Extracted records:
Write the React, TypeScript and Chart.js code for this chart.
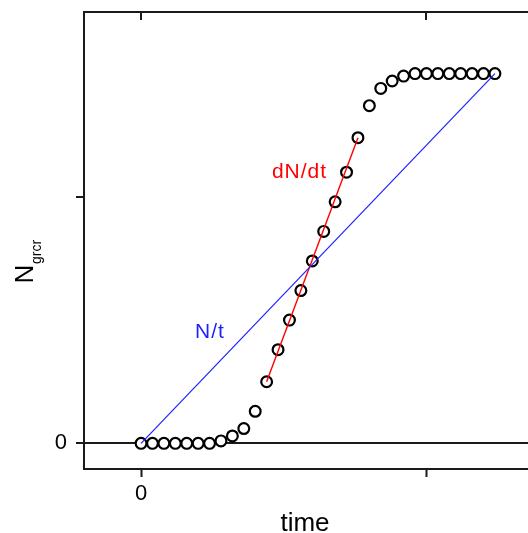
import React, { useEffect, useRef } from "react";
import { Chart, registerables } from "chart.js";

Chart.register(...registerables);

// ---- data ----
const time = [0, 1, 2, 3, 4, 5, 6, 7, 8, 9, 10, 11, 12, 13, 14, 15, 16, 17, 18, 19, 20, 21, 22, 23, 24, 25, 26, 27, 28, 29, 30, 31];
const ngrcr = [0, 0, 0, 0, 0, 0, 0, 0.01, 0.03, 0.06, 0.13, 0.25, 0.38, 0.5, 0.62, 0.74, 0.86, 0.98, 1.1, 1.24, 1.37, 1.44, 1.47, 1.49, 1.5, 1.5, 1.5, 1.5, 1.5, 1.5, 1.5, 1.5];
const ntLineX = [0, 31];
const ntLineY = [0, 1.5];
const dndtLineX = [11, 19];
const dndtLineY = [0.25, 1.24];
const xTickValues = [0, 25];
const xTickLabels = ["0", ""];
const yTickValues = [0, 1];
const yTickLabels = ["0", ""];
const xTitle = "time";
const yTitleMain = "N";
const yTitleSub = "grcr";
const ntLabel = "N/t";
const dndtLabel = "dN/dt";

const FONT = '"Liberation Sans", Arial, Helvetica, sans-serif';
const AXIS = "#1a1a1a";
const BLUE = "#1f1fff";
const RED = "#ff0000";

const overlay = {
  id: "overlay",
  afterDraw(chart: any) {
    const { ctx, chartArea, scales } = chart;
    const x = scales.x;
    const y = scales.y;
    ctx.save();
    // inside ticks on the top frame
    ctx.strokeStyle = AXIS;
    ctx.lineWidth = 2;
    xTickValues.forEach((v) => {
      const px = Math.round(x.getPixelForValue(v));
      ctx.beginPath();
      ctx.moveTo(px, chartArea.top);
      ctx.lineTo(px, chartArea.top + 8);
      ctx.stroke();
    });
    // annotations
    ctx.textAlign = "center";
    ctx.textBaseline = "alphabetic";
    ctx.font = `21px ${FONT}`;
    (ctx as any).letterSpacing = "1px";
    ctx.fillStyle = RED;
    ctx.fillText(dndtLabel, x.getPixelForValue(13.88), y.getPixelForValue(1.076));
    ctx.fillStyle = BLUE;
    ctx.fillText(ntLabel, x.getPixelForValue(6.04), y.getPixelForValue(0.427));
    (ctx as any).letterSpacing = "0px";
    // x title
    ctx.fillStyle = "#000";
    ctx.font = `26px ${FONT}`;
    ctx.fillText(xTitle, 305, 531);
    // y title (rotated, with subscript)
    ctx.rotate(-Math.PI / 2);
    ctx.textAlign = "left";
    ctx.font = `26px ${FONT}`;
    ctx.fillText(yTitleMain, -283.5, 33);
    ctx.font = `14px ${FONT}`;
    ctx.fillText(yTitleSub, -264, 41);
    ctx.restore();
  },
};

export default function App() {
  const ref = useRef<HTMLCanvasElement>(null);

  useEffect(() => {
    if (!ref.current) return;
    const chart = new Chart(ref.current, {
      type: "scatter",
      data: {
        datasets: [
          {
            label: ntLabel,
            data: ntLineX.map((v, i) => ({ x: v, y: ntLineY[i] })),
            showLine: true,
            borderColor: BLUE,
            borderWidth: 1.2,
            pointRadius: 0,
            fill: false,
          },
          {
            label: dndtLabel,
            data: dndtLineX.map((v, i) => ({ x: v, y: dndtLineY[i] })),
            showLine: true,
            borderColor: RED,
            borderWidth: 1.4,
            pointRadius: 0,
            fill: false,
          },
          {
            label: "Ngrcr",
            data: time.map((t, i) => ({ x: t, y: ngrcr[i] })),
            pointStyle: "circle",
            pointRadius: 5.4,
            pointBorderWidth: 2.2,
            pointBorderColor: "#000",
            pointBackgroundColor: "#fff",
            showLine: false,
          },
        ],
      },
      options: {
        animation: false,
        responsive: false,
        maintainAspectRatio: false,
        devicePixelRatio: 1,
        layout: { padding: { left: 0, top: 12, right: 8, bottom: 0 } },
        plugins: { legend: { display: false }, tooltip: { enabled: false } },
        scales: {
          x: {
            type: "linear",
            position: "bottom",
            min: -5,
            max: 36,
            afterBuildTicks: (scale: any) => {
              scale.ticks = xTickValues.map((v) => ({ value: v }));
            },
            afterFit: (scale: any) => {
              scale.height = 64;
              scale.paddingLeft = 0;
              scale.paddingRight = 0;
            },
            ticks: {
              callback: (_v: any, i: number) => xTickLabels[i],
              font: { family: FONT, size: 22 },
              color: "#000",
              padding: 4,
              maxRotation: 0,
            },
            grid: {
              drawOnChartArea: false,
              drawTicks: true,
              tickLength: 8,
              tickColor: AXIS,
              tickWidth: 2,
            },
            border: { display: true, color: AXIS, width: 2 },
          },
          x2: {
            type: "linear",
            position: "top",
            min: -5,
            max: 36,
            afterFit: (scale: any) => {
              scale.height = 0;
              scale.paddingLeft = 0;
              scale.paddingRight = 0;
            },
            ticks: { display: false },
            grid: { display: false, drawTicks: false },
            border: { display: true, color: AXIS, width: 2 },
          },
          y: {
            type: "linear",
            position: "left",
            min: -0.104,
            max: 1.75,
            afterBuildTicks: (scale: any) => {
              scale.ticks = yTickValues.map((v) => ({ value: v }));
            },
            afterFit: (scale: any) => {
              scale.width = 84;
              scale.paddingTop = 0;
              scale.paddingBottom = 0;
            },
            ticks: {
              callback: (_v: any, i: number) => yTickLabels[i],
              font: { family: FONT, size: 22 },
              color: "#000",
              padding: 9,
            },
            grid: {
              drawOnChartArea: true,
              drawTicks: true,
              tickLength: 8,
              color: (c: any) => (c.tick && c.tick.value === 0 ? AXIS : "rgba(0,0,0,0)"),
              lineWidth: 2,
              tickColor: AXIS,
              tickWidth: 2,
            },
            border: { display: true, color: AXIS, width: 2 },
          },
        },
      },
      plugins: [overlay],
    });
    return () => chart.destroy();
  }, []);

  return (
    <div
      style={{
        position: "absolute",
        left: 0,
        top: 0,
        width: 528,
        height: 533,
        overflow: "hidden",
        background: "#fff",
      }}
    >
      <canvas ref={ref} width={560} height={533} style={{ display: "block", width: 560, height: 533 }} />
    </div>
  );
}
* * *
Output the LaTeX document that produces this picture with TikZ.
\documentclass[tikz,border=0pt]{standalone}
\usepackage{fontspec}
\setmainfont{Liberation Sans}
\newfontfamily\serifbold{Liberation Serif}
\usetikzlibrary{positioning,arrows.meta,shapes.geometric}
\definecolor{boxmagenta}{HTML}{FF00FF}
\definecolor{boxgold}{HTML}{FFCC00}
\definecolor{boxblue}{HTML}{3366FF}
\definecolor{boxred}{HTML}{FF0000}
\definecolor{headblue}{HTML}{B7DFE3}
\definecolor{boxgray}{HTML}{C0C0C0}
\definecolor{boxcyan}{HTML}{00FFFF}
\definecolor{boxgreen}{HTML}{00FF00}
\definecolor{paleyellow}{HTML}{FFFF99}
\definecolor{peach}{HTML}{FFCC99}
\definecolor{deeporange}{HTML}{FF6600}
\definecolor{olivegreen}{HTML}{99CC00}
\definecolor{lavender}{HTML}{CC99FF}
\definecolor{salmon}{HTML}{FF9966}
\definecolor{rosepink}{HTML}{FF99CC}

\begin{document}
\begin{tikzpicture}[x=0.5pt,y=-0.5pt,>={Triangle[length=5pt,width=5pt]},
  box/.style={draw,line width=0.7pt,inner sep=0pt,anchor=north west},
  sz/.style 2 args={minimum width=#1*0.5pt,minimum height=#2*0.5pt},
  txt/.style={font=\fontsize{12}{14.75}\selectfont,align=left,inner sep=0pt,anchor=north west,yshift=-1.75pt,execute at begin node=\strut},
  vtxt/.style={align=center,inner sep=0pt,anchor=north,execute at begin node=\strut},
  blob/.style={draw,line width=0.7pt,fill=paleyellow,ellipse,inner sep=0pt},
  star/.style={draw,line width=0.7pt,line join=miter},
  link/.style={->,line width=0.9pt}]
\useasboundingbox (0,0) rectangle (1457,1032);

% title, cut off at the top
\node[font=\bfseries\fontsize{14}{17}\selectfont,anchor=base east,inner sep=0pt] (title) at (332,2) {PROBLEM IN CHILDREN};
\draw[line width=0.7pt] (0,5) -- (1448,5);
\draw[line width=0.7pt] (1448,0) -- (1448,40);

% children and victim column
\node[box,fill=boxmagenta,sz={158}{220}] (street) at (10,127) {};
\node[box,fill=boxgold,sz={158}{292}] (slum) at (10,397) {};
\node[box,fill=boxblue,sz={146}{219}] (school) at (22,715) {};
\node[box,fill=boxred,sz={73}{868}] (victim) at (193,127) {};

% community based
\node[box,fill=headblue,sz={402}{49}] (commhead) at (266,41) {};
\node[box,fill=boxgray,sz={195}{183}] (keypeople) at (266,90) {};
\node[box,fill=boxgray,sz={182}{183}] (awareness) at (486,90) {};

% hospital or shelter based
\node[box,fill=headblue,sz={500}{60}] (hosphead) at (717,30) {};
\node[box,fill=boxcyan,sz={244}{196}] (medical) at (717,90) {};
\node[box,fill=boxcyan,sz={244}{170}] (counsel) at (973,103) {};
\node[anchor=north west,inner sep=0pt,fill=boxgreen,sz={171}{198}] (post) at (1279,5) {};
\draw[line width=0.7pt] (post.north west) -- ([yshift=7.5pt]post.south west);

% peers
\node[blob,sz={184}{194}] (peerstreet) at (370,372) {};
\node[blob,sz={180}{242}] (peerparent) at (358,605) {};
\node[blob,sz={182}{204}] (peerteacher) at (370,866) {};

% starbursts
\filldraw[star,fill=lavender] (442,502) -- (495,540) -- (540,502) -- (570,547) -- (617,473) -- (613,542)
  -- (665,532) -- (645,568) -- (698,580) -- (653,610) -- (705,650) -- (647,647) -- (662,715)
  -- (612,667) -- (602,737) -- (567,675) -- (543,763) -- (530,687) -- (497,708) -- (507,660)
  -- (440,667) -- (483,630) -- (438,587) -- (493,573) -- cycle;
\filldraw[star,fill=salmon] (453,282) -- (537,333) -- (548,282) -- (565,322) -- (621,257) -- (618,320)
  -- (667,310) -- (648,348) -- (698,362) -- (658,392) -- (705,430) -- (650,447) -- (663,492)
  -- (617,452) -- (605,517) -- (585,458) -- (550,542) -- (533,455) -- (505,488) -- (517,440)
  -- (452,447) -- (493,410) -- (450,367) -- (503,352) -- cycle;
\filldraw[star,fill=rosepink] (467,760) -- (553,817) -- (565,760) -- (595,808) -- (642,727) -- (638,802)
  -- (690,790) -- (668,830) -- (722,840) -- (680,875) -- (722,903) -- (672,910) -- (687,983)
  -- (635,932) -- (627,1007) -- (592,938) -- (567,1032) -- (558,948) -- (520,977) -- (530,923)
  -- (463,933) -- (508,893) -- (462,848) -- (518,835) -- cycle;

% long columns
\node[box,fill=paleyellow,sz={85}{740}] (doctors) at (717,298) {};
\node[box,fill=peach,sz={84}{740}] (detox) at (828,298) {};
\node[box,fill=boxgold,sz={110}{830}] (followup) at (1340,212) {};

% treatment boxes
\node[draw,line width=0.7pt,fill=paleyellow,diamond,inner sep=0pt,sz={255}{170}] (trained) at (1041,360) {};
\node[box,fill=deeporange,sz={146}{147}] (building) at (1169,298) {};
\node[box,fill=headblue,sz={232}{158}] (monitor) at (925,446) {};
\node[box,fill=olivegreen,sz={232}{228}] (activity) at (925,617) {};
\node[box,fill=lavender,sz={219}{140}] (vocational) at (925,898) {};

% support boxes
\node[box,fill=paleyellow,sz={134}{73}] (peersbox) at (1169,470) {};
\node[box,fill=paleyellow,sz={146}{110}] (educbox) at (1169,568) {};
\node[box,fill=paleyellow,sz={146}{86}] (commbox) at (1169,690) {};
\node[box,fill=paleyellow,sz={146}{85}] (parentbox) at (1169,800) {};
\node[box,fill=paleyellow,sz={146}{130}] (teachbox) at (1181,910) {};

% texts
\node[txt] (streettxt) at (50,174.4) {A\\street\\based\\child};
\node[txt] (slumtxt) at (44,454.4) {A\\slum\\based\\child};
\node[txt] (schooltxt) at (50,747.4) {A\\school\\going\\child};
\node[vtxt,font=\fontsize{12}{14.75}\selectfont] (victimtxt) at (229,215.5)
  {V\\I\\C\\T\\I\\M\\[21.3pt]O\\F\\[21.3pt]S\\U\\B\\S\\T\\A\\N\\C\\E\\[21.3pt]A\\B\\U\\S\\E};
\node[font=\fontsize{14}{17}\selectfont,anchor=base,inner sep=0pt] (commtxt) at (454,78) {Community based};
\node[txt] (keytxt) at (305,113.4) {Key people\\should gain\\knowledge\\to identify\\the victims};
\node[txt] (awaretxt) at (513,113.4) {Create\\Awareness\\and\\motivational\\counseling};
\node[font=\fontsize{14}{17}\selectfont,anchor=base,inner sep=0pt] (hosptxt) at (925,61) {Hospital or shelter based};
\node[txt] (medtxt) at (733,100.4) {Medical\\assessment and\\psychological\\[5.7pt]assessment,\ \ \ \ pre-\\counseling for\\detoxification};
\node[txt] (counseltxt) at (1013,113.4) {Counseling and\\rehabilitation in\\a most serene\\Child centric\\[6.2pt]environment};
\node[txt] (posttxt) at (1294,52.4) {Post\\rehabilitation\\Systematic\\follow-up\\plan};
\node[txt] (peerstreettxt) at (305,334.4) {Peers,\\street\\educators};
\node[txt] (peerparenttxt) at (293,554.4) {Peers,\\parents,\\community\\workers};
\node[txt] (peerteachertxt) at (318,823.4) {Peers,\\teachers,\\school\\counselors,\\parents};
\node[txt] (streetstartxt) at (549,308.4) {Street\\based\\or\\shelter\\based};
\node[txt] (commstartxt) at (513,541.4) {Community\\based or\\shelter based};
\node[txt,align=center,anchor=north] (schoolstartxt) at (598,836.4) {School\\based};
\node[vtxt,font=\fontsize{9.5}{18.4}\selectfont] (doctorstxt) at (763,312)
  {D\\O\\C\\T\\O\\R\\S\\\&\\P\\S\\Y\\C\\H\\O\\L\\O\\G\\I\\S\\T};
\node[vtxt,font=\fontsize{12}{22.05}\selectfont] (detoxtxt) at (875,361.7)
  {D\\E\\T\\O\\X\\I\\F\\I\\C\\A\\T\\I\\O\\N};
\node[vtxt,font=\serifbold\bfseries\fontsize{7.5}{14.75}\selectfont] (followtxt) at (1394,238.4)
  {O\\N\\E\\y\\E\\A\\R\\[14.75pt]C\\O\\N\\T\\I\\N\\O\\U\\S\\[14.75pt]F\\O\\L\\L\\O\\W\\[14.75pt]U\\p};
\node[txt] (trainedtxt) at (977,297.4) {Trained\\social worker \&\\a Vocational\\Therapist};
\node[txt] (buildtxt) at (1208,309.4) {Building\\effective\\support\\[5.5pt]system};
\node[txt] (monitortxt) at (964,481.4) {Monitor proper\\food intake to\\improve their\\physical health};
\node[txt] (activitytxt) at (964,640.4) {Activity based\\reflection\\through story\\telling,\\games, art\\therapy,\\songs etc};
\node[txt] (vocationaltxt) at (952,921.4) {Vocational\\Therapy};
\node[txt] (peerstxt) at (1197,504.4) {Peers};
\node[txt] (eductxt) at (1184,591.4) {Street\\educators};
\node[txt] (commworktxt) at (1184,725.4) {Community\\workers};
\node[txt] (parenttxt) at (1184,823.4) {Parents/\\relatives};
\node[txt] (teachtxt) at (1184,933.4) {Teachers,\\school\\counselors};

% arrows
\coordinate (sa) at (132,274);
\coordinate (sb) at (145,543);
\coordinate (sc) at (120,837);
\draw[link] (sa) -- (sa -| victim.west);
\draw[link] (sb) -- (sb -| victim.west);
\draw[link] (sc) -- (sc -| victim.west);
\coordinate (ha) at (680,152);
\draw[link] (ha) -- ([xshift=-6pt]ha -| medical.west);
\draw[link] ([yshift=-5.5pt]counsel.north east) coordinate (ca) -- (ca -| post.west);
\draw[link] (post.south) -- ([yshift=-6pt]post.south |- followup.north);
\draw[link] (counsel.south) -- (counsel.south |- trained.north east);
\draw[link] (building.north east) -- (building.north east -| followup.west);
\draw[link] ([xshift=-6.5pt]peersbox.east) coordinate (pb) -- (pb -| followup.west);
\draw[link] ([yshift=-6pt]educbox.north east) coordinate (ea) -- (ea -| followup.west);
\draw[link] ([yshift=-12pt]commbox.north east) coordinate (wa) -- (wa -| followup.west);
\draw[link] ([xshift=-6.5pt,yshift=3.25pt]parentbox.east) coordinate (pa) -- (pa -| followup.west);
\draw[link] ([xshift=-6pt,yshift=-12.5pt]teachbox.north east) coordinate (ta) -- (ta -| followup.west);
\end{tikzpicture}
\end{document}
--
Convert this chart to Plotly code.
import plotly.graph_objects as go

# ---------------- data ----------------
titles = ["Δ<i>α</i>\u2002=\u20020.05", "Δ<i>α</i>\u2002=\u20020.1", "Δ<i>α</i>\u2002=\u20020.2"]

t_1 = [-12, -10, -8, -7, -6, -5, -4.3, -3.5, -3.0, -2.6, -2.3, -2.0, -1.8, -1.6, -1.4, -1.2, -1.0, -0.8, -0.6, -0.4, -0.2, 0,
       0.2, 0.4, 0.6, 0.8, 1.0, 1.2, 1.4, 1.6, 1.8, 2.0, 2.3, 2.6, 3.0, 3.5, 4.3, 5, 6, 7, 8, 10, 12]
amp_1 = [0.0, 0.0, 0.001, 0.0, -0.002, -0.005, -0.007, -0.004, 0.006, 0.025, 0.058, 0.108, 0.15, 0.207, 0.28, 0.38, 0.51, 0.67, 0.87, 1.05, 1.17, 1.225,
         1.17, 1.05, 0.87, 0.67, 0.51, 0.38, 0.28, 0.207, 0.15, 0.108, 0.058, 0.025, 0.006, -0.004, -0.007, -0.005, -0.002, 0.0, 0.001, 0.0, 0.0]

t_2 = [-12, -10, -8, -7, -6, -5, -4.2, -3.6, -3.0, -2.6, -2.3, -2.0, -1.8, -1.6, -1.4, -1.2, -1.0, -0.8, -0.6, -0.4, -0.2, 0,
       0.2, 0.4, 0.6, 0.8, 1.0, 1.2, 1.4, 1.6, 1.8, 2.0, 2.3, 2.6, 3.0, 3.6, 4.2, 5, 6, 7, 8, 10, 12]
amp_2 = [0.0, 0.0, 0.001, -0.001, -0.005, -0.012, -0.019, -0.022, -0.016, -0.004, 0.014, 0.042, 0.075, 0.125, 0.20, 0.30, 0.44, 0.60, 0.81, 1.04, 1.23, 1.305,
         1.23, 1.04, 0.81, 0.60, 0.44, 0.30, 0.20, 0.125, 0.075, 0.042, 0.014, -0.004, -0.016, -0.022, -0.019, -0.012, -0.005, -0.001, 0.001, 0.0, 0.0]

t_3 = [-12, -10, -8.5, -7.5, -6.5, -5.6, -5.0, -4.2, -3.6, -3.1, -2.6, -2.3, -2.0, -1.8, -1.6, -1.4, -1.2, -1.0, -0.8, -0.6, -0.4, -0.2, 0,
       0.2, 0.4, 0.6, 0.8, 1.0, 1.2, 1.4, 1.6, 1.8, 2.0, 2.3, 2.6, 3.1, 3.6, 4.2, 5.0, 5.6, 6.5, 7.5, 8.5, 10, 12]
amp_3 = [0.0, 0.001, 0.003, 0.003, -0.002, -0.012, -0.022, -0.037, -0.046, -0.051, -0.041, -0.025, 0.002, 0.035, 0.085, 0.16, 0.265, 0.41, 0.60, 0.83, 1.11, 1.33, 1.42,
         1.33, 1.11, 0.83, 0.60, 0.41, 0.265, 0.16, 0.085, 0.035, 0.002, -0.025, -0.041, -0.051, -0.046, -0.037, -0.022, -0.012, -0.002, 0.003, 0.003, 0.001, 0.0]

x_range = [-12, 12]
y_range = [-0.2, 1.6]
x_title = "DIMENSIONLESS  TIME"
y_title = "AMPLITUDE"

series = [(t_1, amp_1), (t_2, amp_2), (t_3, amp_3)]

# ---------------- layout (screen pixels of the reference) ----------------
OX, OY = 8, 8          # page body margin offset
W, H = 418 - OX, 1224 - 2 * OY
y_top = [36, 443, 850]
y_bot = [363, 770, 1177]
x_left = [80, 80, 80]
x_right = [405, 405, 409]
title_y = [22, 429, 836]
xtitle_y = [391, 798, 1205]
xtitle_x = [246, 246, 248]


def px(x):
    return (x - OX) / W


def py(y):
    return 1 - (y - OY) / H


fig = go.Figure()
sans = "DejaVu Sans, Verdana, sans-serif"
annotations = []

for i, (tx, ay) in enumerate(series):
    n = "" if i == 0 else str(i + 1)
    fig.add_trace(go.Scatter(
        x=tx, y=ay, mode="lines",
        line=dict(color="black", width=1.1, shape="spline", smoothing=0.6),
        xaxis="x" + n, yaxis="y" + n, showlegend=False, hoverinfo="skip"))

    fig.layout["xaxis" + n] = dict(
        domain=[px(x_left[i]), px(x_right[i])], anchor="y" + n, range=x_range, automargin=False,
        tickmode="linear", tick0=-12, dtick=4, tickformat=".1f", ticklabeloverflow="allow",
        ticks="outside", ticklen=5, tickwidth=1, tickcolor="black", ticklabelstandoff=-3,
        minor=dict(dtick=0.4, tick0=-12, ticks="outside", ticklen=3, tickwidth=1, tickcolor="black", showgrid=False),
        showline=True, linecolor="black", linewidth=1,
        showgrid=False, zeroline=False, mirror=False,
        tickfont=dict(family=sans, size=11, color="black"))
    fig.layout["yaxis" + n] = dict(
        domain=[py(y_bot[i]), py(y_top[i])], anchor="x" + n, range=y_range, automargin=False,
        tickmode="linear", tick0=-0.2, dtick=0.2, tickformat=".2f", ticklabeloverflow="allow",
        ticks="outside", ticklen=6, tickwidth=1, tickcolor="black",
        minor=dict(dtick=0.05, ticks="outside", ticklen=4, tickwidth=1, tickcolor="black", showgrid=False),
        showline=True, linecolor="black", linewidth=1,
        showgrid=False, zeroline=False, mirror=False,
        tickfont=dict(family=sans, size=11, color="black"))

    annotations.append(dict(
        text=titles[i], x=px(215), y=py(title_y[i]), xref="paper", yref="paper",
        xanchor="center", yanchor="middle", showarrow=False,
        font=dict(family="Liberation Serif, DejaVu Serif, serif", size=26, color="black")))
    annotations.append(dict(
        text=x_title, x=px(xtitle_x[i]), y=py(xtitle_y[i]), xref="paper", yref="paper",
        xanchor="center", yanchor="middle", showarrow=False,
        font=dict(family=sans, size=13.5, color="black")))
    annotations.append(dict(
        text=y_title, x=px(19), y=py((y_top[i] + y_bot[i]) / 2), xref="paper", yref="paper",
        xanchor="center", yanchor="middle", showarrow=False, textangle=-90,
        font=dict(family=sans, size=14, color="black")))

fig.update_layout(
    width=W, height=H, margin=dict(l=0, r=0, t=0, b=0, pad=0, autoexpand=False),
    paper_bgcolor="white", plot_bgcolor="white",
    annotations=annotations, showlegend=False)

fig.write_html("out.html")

### TO BE DONE
Copy out, exactly, every line from the one that contains "Write the React, TypeScript" through the one that contains "Chart.register(...registerables);". Pictures stay out of the copy.

### THE OUTPUT
Write the React, TypeScript and Chart.js code for this chart.
import React, { useEffect, useRef } from "react";
import { Chart, registerables } from "chart.js";

Chart.register(...registerables);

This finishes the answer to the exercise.